La prima biforcazione evolutiva crea la distinzione tra l’animale e la pianta, che ben presto si arresta nel processo, mentre l’animale grazie al movimento e all’istinto si avventura in varie direzioni (i vertebrati si evolvono sino agli uomini). Ma anche l’istinto è vittima della ripetitività, dell’abitudine. Di qui il sorgere dell’intelligenza umana, capace di produrre strumenti inorganici, rimediando all’insufficienza dell’istinto naturale. Così l’uomo si avvia sulla strada della coscienza e del concetto. L’homo faber precede sempre l’homo sapiens, il momento del linguaggio.

 Il raffinamento dell’attitudine astrattiva è rappresentato dalla scienza (procedimento tipico è l’analisi). Si tratta di un’impresa non conoscitiva, bensì economica, ma è conservato un legame con l’istinto. Il ritorno all’istinto, disinteressato e consapevole, è rappresentato dall’intuizione, organo di una reale conoscenza partecipativa, che si esprime nell’arte e nella metafisica.

Nel 1932 Bergson dà alla luce un suo ulteriore capolavoro: “Le due fonti della morale e della religione”. Alla base la filosofia della vita, elaborata nell’Evoluzione creatrice: polarità nell’élan del senso scientifico conservativo e di quello metafisico creativo. Società chiusa e società aperta si differenziano l’una per i principi morali costrittivi e la coesione data da una religione statica, dottrinale, impostata su un ordine gerarchico, l’altra orientata verso principi morali universali, che privilegia l’esperienza mistica, fonte di una religione dinamica.

 La società industriale contemporanea per essere democratica e non violenta si deve affrancare dalla soddisfazione dei desideri più grossolani, dal benessere esagerato e dal lusso riservati a un certo numero, rispetto all’esigenza di una liberazione per tutti, pena il pericolo di contese sociali, terribili guerre e l’estinzione totale dell’umanità come esito del processo storico.

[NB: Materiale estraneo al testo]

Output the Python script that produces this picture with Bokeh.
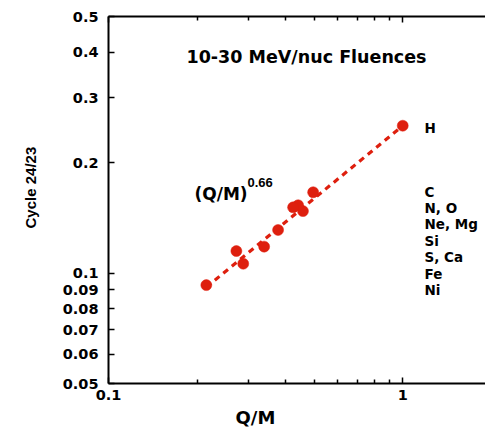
from bokeh.plotting import figure
from bokeh.models import Range1d, FixedTicker, LogAxis, Label, Title
from bokeh.embed import file_html
from bokeh.resources import INLINE

# ---- data ----
qm = [1.0, 0.496, 0.458, 0.441, 0.424, 0.377, 0.338, 0.287, 0.272, 0.215]
ratio = [0.252, 0.166, 0.1475, 0.153, 0.151, 0.131, 0.118, 0.106, 0.1148, 0.0927]
fit_qm = [0.215, 1.0]
fit_ratio = [0.0915, 0.252]

x_major = [0.1, 1.0]
x_major_labels = ["0.1", "1"]
x_minor = [0.2, 0.3, 0.4, 0.5, 0.6, 0.7, 0.8, 0.9]
y_ticks = [0.05, 0.06, 0.07, 0.08, 0.09, 0.1, 0.2, 0.3, 0.4, 0.5]
y_tick_labels = ["0.05", "0.06", "0.07", "0.08", "0.09", "0.1", "0.2", "0.3", "0.4", "0.5"]
element_top = "H"
element_groups = ["C", "N, O", "Ne, Mg", "Si", "S, Ca", "Fe", "Ni"]

title_text = "10-30 MeV/nuc Fluences"
fit_text = "(Q/M)"
fit_exp = "0.66"
x_label = "Q/M"
y_label = "Cycle 24/23"

RED = "#de1f0e"
FONT = "DejaVu Sans"
W, H = 485, 432
FL, FB = 107, 383   # frame left / bottom in page pixels (layout)

p = figure(width=W, height=H, x_axis_type="log", y_axis_type="log",
           x_range=Range1d(0.1, 1.911), y_range=Range1d(0.05, 0.5),
           output_backend="svg", toolbar_location=None,
           min_border_left=FL, min_border_right=0, min_border_top=16,
           min_border_bottom=H - FB)
p.outline_line_color = None
p.xgrid.visible = False
p.ygrid.visible = False
p.background_fill_color = "white"
p.border_fill_color = "white"

def style_axis(ax):
    ax.axis_line_width = 2
    ax.axis_line_color = "black"
    ax.major_tick_in = 6
    ax.major_tick_out = 0
    ax.minor_tick_in = 4
    ax.minor_tick_out = 0
    ax.major_tick_line_width = 1.5
    ax.minor_tick_line_width = 1.5
    ax.major_label_text_font = FONT
    ax.major_label_text_font_style = "bold"
    ax.major_label_text_font_size = "14.5px"
    ax.major_label_text_color = "black"

xa = p.xaxis[0]
xa.ticker = FixedTicker(ticks=x_major, minor_ticks=x_minor)
xa.major_label_overrides = dict(zip(x_major, x_major_labels))
style_axis(xa)
xa.major_label_standoff = 6

ya = p.yaxis[0]
ya.ticker = FixedTicker(ticks=y_ticks, minor_ticks=[])
ya.major_label_overrides = dict(zip(y_ticks, y_tick_labels))
style_axis(ya)
ya.major_label_standoff = 10

top = LogAxis(ticker=FixedTicker(ticks=x_major, minor_ticks=x_minor))
style_axis(top)
top.major_label_text_font_size = "1px"
top.major_label_text_alpha = 0
top.major_label_standoff = 0
p.add_layout(top, "above")

# axis titles as side-panel titles (so they can sit off-centre like the reference)
p.add_layout(Title(text=x_label, align="left", offset=127, standoff=6,
                   text_font=FONT, text_font_style="bold", text_font_size="18px",
                   text_color="black", vertical_align="middle"), "below")
p.add_layout(Title(text=y_label, align="left", offset=155, standoff=40,
                   text_font="Liberation Sans", text_font_style="bold",
                   text_font_size="15px", text_color="black",
                   vertical_align="middle"), "left")

# fit line and points
p.line(fit_qm, fit_ratio, line_color=RED, line_width=3.2, line_dash="6 5")
p.scatter(qm, ratio, size=11, fill_color=RED, line_color=RED, line_width=0.5)

def add_label(text, px, py, size, align="left", font=FONT, baseline="middle"):
    # screen units are relative to the frame's bottom-left corner
    p.add_layout(Label(x=px - FL, y=FB - py, x_units="screen", y_units="screen",
                       text=text, text_font=font, text_font_style="bold",
                       text_font_size=size, text_align=align, text_baseline=baseline,
                       text_color="black"))

add_label(title_text, 305, 56, "17.5px", align="center")
add_label(fit_text, 193, 193, "17px")
add_label(fit_exp, 246, 182, "13px", font="Liberation Sans")
add_label(element_top, 423, 127, "13.5px")
for i, g in enumerate(element_groups):
    add_label(g, 423, 191 + i * 16.4, "13.5px")

open("out.html", "w").write(file_html(p, INLINE))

Bergson riconosce comunque un ruolo ineludibile alle macchine nella creazione di un nuovo ordine, un nuovo salto evolutivo: la mistica chiama la meccanica, la meccanica esige una mistica, cioè un supplemento d’anima. La religione, con la forza del mito, ha posto nel passato un argine agli eccessi dell’individualismo. Ora bisogna fare forza sull’intuizione e sulla tecnica al fine di perseguire un moderno “amore universale e attivo”.